My empathy for others only grew with time and age. Anything I heard about on the news (which I watched nightly), I would see and feel in exceptionally vivid detail. Empathy, however, became a tricky thing the older I got because I never realized just how fine the line between empathy and idiocy is. When I lived in Caracas, this got me in trouble in the dating world. I went on a date with a guy because he brought me flowers on a weekly basis so I finally gave him a shot (even though I didn’t want to) because I felt bad for all the trouble he had gone through to get me flowers. He worked for a florist for Christ’s sake, it wasn’t that difficult. Then I find out within minutes on the date that he lives with his wife and children. Oh, ok. A.Di.Os. Amigo. See? Idiocy.
Our ability to feel for others paves the way for a deeper human connection that most of us crave. We do, however, have to always be mindful of that fine line between feeling for others and being soft as shit. As I wade through this fourth decade of my life as a separated mom of three with a full-time job, I have to be mindful of how my empathy manifests. Flowers don’t require anything from me anymore. They are, after all, just flowers; fragile, impermanent, and rotting within a week. Carnations are my favorite because at least they last longer. All the others pale in comparison to those little floral gangsters.
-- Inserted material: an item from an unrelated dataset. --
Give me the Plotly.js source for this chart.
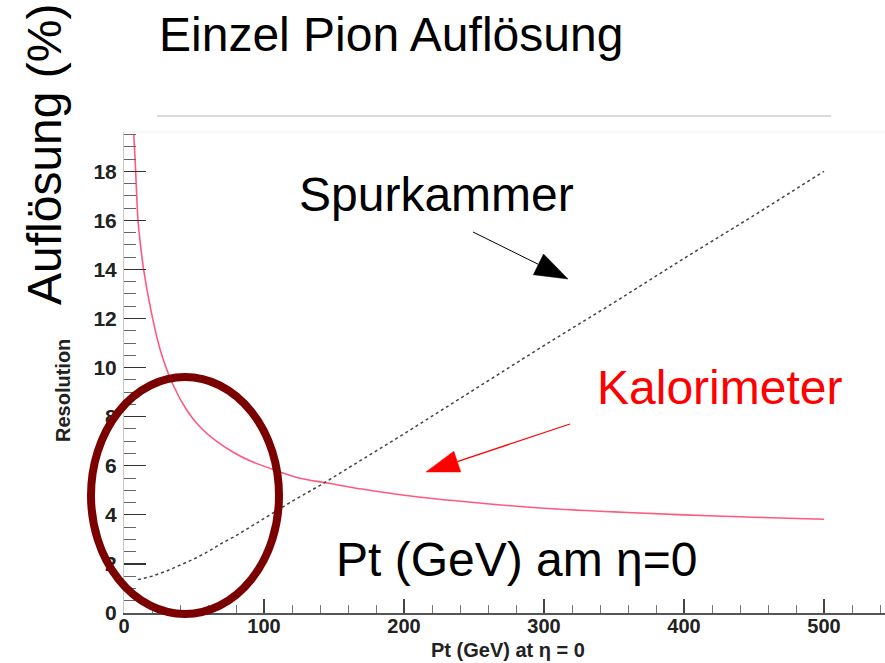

I can neither fix nor feed the world like I wanted to back when all those 80s pop icons demanded I do just that in the horribly-written, western-centric lines of Do They Know It’s Christmas? The only thing I can do is make you think and, if lucky, laugh through my writing and being a mom, teacher, co-worker, sister, daughter, and friend. I will feed my world instead of the world and you should probably do the same. Laugh through whatever heartache you feel today because life really is funny when you don’t think about it too much. When your empathy stymies you or turns you into an idiot for a hot minute, return to feeding your world. It’s all you got.